One could imagine that buried underneath that complex of imperial desires for conquest is the desire for that arch-monopolist, the leviathan government to put an end to the whole struggle altogether, historically with anti-trust measures and the like.
But the arch-monopolist itself must be remonopolized by the lobbies of anti-monopoly. Monopoly cannot be solved by substitution: it must be destroyed by those whose associations are agreed upon and situated to prevent further monopoly. Though of course this isn't always true. Sometimes it takes a king or a dictator. More broadly, a bad state of affairs must be replaced with a different state of affairs, which then persists for some time.
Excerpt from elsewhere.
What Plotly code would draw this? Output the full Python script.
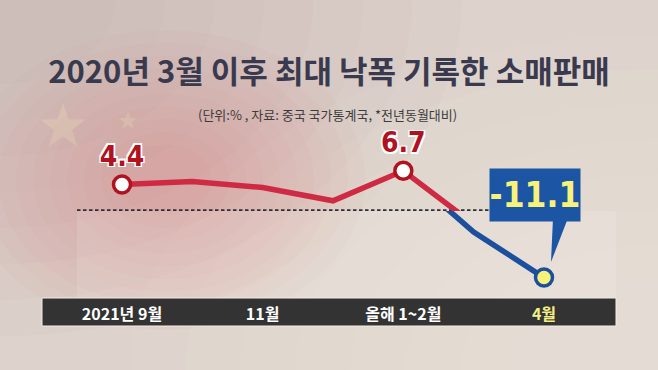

Underneath the process of monopolization is the desire for control. It was partially the hubris of rich reactionaries who didn't want to be subjected to government control that advanced us to this new era of monopolization, but it is always much more complicated.
Because the forces of financialization - through their processes of wealth concentration and sequestration - also threaten connected economic actors and introduce further chaos which produces further desires for control. And these are forces which were broadly welcomed across the Western political spectrum - that part of the spectrum with power at least - across the last 4 decades at least.
There are numerous other interconnected crises - some of them economic, some environmental, and still others political and social - which introduce greater levels of instability into this process, which evoke the desire to control, which leads to greater instability, and so on.
And this tendency, unfortunately for all of us, is built into the general nature of capital, which through massive and historical processes of social and political succession, is here to stay, at least until it triggers another successive stage. At this time, it is apparent that a profoundly destructive stage is much more likely.